** Data excerpt **
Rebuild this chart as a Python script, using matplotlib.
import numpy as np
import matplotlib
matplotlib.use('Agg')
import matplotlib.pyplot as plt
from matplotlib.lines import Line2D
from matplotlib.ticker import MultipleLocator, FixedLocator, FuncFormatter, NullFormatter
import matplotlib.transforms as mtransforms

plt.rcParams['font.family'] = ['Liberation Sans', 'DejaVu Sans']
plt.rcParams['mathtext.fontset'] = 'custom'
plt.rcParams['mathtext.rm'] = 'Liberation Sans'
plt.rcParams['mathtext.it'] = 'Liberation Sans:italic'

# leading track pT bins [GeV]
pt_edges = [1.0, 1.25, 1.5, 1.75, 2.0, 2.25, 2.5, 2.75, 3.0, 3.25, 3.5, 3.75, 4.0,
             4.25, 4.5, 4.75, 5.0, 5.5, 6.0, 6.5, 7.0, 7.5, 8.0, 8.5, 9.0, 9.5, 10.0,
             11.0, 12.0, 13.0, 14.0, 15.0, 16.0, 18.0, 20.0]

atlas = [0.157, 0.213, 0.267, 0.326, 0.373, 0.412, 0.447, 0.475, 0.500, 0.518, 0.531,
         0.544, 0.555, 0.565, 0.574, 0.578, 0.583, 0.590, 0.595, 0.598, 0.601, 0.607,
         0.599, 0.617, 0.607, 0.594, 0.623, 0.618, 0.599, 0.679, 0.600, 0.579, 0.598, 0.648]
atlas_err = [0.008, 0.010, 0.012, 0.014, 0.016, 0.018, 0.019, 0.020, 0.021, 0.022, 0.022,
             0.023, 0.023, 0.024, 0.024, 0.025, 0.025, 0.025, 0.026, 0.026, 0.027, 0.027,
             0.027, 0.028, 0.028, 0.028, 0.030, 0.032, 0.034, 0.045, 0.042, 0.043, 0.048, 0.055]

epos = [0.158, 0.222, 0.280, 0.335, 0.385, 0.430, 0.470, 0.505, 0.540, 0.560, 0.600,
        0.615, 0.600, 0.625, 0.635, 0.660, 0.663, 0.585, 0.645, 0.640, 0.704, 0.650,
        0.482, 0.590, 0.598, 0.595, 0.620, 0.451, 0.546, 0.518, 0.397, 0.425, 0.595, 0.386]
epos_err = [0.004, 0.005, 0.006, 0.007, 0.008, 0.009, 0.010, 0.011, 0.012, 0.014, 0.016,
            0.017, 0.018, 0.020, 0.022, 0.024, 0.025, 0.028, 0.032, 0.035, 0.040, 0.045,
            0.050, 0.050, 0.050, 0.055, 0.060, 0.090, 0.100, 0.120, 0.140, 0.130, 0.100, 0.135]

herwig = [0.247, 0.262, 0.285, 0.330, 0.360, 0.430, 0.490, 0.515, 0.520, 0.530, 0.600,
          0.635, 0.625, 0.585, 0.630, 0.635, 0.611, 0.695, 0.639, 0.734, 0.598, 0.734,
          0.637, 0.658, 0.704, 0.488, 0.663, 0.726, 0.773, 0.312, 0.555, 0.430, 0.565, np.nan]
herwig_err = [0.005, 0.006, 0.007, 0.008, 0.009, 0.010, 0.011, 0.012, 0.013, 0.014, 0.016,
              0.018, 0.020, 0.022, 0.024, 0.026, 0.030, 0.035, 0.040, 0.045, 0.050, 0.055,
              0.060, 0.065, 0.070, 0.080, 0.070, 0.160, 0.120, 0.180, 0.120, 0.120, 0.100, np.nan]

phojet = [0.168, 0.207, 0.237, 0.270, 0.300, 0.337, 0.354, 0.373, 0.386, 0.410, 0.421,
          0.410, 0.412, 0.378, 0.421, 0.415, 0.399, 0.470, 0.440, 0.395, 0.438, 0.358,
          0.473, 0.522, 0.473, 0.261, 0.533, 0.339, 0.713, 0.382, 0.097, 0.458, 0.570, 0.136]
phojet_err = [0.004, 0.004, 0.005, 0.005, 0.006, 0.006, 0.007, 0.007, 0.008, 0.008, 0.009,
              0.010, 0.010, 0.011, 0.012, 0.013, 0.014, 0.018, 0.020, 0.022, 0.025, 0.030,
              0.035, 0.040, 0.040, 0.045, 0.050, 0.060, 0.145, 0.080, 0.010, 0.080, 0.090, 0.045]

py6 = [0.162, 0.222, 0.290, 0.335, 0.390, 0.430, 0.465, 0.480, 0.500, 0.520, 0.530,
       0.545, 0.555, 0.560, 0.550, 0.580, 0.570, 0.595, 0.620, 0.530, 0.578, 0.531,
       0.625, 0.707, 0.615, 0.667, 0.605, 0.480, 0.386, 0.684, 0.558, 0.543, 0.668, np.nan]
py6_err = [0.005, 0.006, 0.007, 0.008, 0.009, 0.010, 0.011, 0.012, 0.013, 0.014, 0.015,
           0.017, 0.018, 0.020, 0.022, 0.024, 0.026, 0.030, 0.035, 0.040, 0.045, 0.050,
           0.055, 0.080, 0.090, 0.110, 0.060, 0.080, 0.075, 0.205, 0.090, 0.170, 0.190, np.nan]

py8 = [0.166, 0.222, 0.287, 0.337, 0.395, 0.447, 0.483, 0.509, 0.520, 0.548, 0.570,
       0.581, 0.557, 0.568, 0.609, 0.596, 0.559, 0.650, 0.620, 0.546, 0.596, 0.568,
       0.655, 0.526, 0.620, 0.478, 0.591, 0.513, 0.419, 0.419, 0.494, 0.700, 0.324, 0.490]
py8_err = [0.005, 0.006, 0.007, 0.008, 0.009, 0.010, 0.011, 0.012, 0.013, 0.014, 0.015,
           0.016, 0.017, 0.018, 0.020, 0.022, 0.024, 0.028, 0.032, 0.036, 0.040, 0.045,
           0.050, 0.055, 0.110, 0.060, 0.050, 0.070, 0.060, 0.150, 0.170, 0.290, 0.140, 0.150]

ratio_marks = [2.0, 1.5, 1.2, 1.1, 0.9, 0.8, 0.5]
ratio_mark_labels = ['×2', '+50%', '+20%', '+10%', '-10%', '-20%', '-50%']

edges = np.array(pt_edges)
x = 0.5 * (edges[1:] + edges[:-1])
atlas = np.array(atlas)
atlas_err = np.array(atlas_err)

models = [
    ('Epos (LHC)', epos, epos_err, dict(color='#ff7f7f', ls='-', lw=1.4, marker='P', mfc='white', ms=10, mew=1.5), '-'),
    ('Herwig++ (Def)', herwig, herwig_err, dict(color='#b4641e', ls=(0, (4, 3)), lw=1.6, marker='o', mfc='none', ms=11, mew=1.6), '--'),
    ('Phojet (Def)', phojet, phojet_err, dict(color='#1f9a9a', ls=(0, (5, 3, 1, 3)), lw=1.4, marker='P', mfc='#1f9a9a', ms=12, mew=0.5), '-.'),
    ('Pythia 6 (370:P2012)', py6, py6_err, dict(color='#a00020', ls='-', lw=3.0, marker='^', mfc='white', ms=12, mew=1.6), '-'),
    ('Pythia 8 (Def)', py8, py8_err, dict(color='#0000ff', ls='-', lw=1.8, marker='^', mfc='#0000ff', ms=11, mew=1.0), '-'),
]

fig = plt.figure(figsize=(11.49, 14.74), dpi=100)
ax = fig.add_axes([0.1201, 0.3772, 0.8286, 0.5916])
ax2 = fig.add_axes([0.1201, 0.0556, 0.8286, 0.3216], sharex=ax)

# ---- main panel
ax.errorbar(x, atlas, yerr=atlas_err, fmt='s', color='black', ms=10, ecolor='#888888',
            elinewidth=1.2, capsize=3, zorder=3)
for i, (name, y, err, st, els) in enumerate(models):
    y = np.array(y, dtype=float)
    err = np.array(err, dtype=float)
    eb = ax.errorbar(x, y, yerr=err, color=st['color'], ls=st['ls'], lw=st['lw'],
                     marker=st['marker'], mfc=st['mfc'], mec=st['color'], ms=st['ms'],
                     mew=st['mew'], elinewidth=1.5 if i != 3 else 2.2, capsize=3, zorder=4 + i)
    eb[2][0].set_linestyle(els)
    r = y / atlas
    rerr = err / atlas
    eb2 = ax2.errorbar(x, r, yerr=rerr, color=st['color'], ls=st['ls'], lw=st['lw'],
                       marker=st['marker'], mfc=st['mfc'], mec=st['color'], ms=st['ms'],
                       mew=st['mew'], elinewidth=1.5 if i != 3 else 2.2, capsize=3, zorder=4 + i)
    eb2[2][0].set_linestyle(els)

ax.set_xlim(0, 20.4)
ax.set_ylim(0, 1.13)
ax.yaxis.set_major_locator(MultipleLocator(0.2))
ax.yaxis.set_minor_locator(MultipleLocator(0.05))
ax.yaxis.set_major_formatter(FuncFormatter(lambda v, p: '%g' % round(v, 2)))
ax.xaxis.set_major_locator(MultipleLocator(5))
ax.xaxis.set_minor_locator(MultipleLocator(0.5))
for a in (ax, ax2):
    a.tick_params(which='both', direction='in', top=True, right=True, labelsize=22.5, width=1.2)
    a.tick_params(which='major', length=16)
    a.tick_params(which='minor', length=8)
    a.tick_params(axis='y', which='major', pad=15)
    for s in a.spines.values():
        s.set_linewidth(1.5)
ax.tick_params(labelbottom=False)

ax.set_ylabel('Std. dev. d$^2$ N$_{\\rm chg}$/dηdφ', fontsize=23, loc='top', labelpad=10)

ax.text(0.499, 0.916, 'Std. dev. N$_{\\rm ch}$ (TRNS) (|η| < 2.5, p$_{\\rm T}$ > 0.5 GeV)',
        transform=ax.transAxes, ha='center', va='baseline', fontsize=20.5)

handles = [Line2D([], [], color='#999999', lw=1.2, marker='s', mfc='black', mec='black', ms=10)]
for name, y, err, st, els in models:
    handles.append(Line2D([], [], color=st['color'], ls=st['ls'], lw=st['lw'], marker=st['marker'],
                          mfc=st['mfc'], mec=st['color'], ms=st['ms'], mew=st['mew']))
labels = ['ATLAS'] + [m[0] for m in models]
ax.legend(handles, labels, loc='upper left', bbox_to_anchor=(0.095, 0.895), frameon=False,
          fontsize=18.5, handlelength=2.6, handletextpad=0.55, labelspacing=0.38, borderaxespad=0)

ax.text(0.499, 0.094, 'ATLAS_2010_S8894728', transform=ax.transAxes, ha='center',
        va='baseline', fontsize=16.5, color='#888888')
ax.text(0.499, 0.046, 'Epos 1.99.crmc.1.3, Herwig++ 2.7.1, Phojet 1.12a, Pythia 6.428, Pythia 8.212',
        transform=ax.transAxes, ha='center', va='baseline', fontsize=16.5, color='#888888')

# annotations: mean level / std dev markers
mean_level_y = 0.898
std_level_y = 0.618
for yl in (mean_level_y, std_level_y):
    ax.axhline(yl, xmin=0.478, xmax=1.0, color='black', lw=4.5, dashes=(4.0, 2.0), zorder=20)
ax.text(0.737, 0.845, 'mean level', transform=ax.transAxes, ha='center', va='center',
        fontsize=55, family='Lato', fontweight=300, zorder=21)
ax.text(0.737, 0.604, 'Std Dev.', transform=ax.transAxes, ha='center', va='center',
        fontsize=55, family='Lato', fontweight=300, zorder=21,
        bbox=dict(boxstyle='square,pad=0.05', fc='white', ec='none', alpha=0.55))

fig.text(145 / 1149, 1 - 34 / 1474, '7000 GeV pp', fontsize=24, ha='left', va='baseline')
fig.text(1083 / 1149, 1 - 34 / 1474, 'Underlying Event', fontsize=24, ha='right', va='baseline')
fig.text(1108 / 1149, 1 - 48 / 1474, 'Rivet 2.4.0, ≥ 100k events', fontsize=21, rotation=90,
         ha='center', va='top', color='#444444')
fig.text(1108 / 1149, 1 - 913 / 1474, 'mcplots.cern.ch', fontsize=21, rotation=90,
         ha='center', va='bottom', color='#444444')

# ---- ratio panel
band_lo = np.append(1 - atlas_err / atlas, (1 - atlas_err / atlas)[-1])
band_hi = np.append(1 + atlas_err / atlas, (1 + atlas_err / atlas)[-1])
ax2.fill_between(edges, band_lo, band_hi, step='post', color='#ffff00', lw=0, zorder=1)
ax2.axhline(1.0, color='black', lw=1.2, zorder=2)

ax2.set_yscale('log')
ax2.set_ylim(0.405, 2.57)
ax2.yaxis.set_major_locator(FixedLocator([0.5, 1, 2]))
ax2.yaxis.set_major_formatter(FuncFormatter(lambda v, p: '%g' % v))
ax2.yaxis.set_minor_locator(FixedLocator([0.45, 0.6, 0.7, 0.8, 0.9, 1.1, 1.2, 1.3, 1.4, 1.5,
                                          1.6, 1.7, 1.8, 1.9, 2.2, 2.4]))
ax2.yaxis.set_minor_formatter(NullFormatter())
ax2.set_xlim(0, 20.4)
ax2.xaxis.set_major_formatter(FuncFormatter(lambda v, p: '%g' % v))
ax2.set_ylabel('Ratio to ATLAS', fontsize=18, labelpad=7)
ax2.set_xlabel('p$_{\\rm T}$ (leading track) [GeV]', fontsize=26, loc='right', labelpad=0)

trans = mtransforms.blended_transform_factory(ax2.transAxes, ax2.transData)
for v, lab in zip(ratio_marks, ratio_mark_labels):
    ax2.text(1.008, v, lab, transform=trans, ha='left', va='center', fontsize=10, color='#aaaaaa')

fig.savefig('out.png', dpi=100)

** Given task **
Can you write out the lines above, from the first one through the one containing "0.130, 0.100, 0.135]", exactly as they appear and nothing more?

** Answer below **
Rebuild this chart as a Python script, using matplotlib.
import numpy as np
import matplotlib
matplotlib.use('Agg')
import matplotlib.pyplot as plt
from matplotlib.lines import Line2D
from matplotlib.ticker import MultipleLocator, FixedLocator, FuncFormatter, NullFormatter
import matplotlib.transforms as mtransforms

plt.rcParams['font.family'] = ['Liberation Sans', 'DejaVu Sans']
plt.rcParams['mathtext.fontset'] = 'custom'
plt.rcParams['mathtext.rm'] = 'Liberation Sans'
plt.rcParams['mathtext.it'] = 'Liberation Sans:italic'

# leading track pT bins [GeV]
pt_edges = [1.0, 1.25, 1.5, 1.75, 2.0, 2.25, 2.5, 2.75, 3.0, 3.25, 3.5, 3.75, 4.0,
             4.25, 4.5, 4.75, 5.0, 5.5, 6.0, 6.5, 7.0, 7.5, 8.0, 8.5, 9.0, 9.5, 10.0,
             11.0, 12.0, 13.0, 14.0, 15.0, 16.0, 18.0, 20.0]

atlas = [0.157, 0.213, 0.267, 0.326, 0.373, 0.412, 0.447, 0.475, 0.500, 0.518, 0.531,
         0.544, 0.555, 0.565, 0.574, 0.578, 0.583, 0.590, 0.595, 0.598, 0.601, 0.607,
         0.599, 0.617, 0.607, 0.594, 0.623, 0.618, 0.599, 0.679, 0.600, 0.579, 0.598, 0.648]
atlas_err = [0.008, 0.010, 0.012, 0.014, 0.016, 0.018, 0.019, 0.020, 0.021, 0.022, 0.022,
             0.023, 0.023, 0.024, 0.024, 0.025, 0.025, 0.025, 0.026, 0.026, 0.027, 0.027,
             0.027, 0.028, 0.028, 0.028, 0.030, 0.032, 0.034, 0.045, 0.042, 0.043, 0.048, 0.055]

epos = [0.158, 0.222, 0.280, 0.335, 0.385, 0.430, 0.470, 0.505, 0.540, 0.560, 0.600,
        0.615, 0.600, 0.625, 0.635, 0.660, 0.663, 0.585, 0.645, 0.640, 0.704, 0.650,
        0.482, 0.590, 0.598, 0.595, 0.620, 0.451, 0.546, 0.518, 0.397, 0.425, 0.595, 0.386]
epos_err = [0.004, 0.005, 0.006, 0.007, 0.008, 0.009, 0.010, 0.011, 0.012, 0.014, 0.016,
            0.017, 0.018, 0.020, 0.022, 0.024, 0.025, 0.028, 0.032, 0.035, 0.040, 0.045,
            0.050, 0.050, 0.050, 0.055, 0.060, 0.090, 0.100, 0.120, 0.140, 0.130, 0.100, 0.135]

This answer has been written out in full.